Hacker News new | ask | show | jobs
by skissane 60 days ago
This could be fixed with an extension to the kernel pty subsystem

Allow a process to send control instructions out-of-band (e.g. via custom ioctls) and then allow the pty master to read them, maybe through some extension of packet mode (TIOCPKT)

Actually, some of the BSDs already have this… TIOCUCNTL exists on FreeBSD and (I believe) macOS too. But as long as Linux doesn’t have it, few will ever use it

Plus the FreeBSD TIOCUCNTL implementation, I think it only allows a single byte of user data for the custom ioctls, and is incompatible with TIOCPKT, which are huge limitations which I think discourage its adoption anyway

3 comments

For this use case, there would also have to be an extension to the SSH protocol to send such out-of-band information. Maybe this already exists and isn't used?

The broader problem with terminal control sequences didn't exist on Windows (until very recently at least), or before that DOS and OS/2. You had API calls to position the cursor, set color/background, etc. Or just write directly to a buffer of 80x25 characters+attribute bytes.

But Unix is what "serious" machines -a long time ago- used, so it has become the religion to insist that The Unix Way(TM) is superior in all things...

> For this use case, there would also have to be an extension to the SSH protocol to send such out-of-band information. Maybe this already exists and isn't used?

I don’t think one already exists, but it would be straightforward to create one. SSH protocol extensions are named by strings of form NAME@DNSDOMAIN so anyone can create one, registration would not be required.

The hardest part would be getting the patches accepted by the SSH client/server developers. But that’s likely easier than getting the feature past the Linux kernel developers.

The Unix way died with Plan9/9front and there are no teletypes, period. Just windows with shells running inside as any other program. You can run a browser under a window(1) instead of rc(1) which is the shell.
Architecture Astronaut! TCP is a stream protocol. A terminal program is expected to honor the stream protocol: I can use a terminal program to speak SMTP or HTTP. I can paste binary shit into it and copy binary shit out of it (some caveats apply).
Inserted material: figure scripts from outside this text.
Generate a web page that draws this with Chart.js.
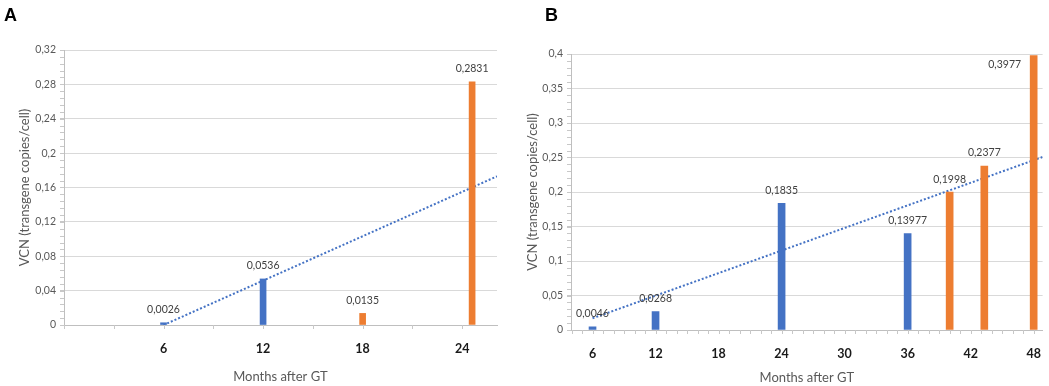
<!DOCTYPE html>
<html>
<head>
<meta charset="utf-8">
<script src="https://cdn.jsdelivr.net/npm/chart.js@4.4.1/dist/chart.umd.min.js"></script>
<style>
  body { margin: 0; background: #fff; width: 1049px; height: 386px; position: relative; overflow: hidden; }
  .panel { position: absolute; top: 0; }
  .tag { position: absolute; top: 6px; font: bold 18px "Liberation Sans", Arial, sans-serif; line-height: 18px; color: #000; }
</style>
</head>
<body>
<canvas id="chartA" class="panel" style="left:0" width="520" height="386"></canvas>
<canvas id="chartB" class="panel" style="left:520px" width="529" height="386"></canvas>
<div class="tag" style="left:4px">A</div>
<div class="tag" style="left:545px">B</div>
<script>
// panel A
const blueMonthsA = [6, 12];
const blueVcnA = [0.0026, 0.0536];
const orangeMonthsA = [18, 24.6];
const orangeVcnA = [0.0135, 0.2831];
const trendMonthsA = [6, 26.1];
const trendVcnA = [0, 0.173];
const xTicksA = [6, 12, 18, 24];

// panel B
const blueMonthsB = [6, 12, 24, 36];
const blueVcnB = [0.0046, 0.0268, 0.1835, 0.13977];
const orangeMonthsB = [40, 43.3, 48];
const orangeVcnB = [0.1998, 0.2377, 0.3977];
const trendMonthsB = [6, 48.85];
const trendVcnB = [0.017, 0.2507];
const xTicksB = [6, 12, 18, 24, 30, 36, 42, 48];

const BLUE = '#4472C4';
const ORANGE = '#ED7D31';
const GREY_TEXT = '#595959';
const FONT = 'Lato, "Liberation Sans", sans-serif';

const pts = (xs, ys) => xs.map((x, i) => ({x: x, y: ys[i]}));
const comma = v => String(+v.toFixed(5)).replace('.', ',');

// value labels above bars (Excel style, comma decimals)
const valueLabels = {
  id: 'valueLabels',
  afterDatasetsDraw(chart) {
    const ctx = chart.ctx;
    const area = chart.chartArea;
    ctx.save();
    ctx.font = '10.5px ' + FONT;
    ctx.fillStyle = '#404040';
    ctx.textAlign = 'center';
    ctx.textBaseline = 'middle';
    chart.data.datasets.forEach((ds, di) => {
      const meta = chart.getDatasetMeta(di);
      if (meta.type !== 'bar') return;
      meta.data.forEach((el, i) => {
        let x = el.x, y = el.y - 13;
        if (y < area.top + 8) { x = el.x - 29; y = el.y + 9; }
        ctx.fillText(comma(ds.data[i].y), x, y);
      });
    });
    ctx.restore();
  }
};

// small minor tick marks along both axes
const minorTicks = {
  id: 'minorTicks',
  afterDraw(chart, args, opts) {
    const ctx = chart.ctx;
    const {x, y} = chart.scales;
    const area = chart.chartArea;
    ctx.save();
    ctx.strokeStyle = '#c8c8c8';
    ctx.lineWidth = 1;
    ctx.beginPath();
    for (let v = y.min; v <= y.max + 1e-9; v += opts.yStep) {
      const py = Math.round(y.getPixelForValue(v)) + 0.5;
      ctx.moveTo(area.left - 4, py);
      ctx.lineTo(area.left, py);
    }
    for (let v = Math.ceil(x.min / opts.xStep) * opts.xStep; v <= x.max; v += opts.xStep) {
      const px = Math.round(x.getPixelForValue(v)) + 0.5;
      ctx.moveTo(px, area.bottom);
      ctx.lineTo(px, area.bottom + 4);
    }
    ctx.stroke();
    ctx.restore();
  }
};

function makeChart(id, cfg) {
  return new Chart(document.getElementById(id), {
    type: 'bar',
    data: {
      datasets: [
        {
          label: 'blue', data: pts(cfg.blueX, cfg.blueY), backgroundColor: BLUE,
          barThickness: cfg.barWidth, grouped: false, order: 1
        },
        {
          label: 'orange', data: pts(cfg.orangeX, cfg.orangeY), backgroundColor: ORANGE,
          barThickness: cfg.barWidth, grouped: false, order: 1
        },
        {
          type: 'line', label: 'trend', data: pts(cfg.trendX, cfg.trendY),
          borderColor: BLUE, borderWidth: 2, borderDash: [2, 2], pointRadius: 0,
          fill: false, order: 2
        }
      ]
    },
    options: {
      responsive: false,
      animation: false,
      layout: { padding: cfg.padding },
      plugins: {
        legend: { display: false },
        tooltip: { enabled: false },
        minorTicks: { xStep: cfg.xMinor, yStep: cfg.yMinor }
      },
      scales: {
        x: {
          type: 'linear',
          offset: false,
          min: cfg.xMin,
          max: cfg.xMax,
          afterBuildTicks: s => { s.ticks = cfg.xTicks.map(v => ({value: v})); },
          afterFit: s => { s.height = cfg.xHeight; },
          grid: { display: false, offset: false },
          border: { display: true, color: '#bfbfbf' },
          ticks: {
            padding: 8, autoSkip: false, maxRotation: 0,
            color: '#1a1a1a', font: { family: FONT, size: 12.5, weight: 'bold' },
            callback: v => String(v)
          },
          title: {
            display: true, text: 'Months after GT', color: GREY_TEXT,
            font: { family: FONT, size: 13 }, padding: { top: 0, bottom: cfg.xTitlePad }
          }
        },
        y: {
          min: 0,
          max: cfg.yMax,
          afterFit: s => { s.width = cfg.yWidth; },
          grid: { color: '#d9d9d9', tickLength: 4, tickColor: '#c8c8c8' },
          border: { display: true, color: '#bfbfbf' },
          ticks: {
            stepSize: cfg.yStep, padding: 4, color: GREY_TEXT,
            font: { family: FONT, size: 10.5 },
            callback: v => comma(v)
          },
          title: {
            display: true, text: 'VCN (transgene copies/cell)', color: GREY_TEXT,
            font: { family: FONT, size: 13 }, padding: { top: cfg.yTitlePad, bottom: 0 }
          }
        }
      }
    },
    plugins: [valueLabels, minorTicks]
  });
}

makeChart('chartA', {
  blueX: blueMonthsA, blueY: blueVcnA,
  orangeX: orangeMonthsA, orangeY: orangeVcnA,
  trendX: trendMonthsA, trendY: trendVcnA,
  xTicks: xTicksA, xMin: 0, xMax: 26.1, xMinor: 3,
  yMax: 0.32, yStep: 0.04, yMinor: 0.008,
  barWidth: 6,
  padding: { top: 50, right: 23, left: 0, bottom: 0 },
  yWidth: 64, xHeight: 61, xTitlePad: 1, yTitlePad: 17
});

makeChart('chartB', {
  blueX: blueMonthsB, blueY: blueVcnB,
  orangeX: orangeMonthsB, orangeY: orangeVcnB,
  trendX: trendMonthsB, trendY: trendVcnB,
  xTicks: xTicksB, xMin: 3.95, xMax: 48.85, xMinor: 1,
  yMax: 0.4, yStep: 0.05, yMinor: 0.01,
  barWidth: 7,
  padding: { top: 54, right: 4, left: 0, bottom: 0 },
  yWidth: 51, xHeight: 56, xTitlePad: 0, yTitlePad: 5
});
</script>
</body>
</html>
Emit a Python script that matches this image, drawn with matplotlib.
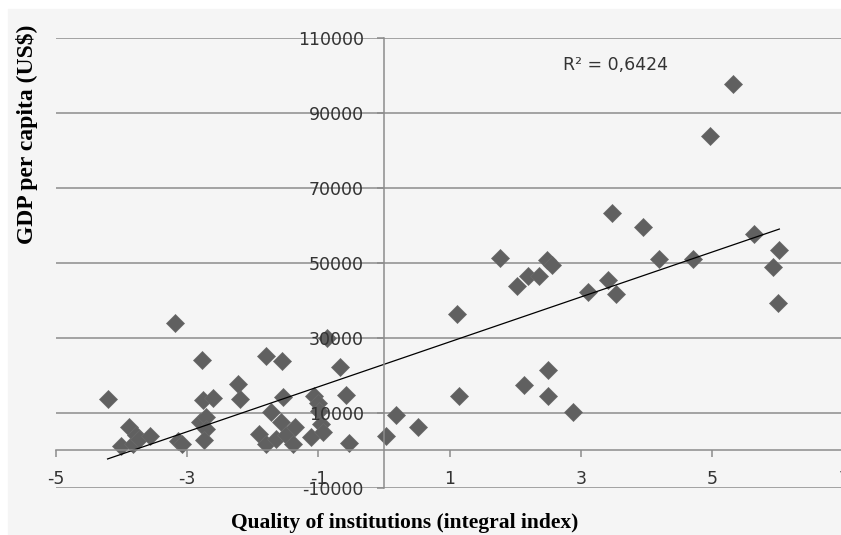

If you're gonna jack some control protocol into a session which is sitting directly on the stream protocol, that's on you. This is as airtight as injecting a control protocol into SMTP or HTTP. Encapsulate the entire protocol (obviously this requires presence on both ends), open a second channel (same), or go home. It's worth noting that the "protocol" drops a helper script on the other side; so theoretically it is possible for them to achieve encapsulation, but doing it properly might require additional permissions / access.

Obviously they published a fix, since that's how the exploit was reverse engineered. This is "...what happens when terminal output is able to impersonate one side of that feature's protocol."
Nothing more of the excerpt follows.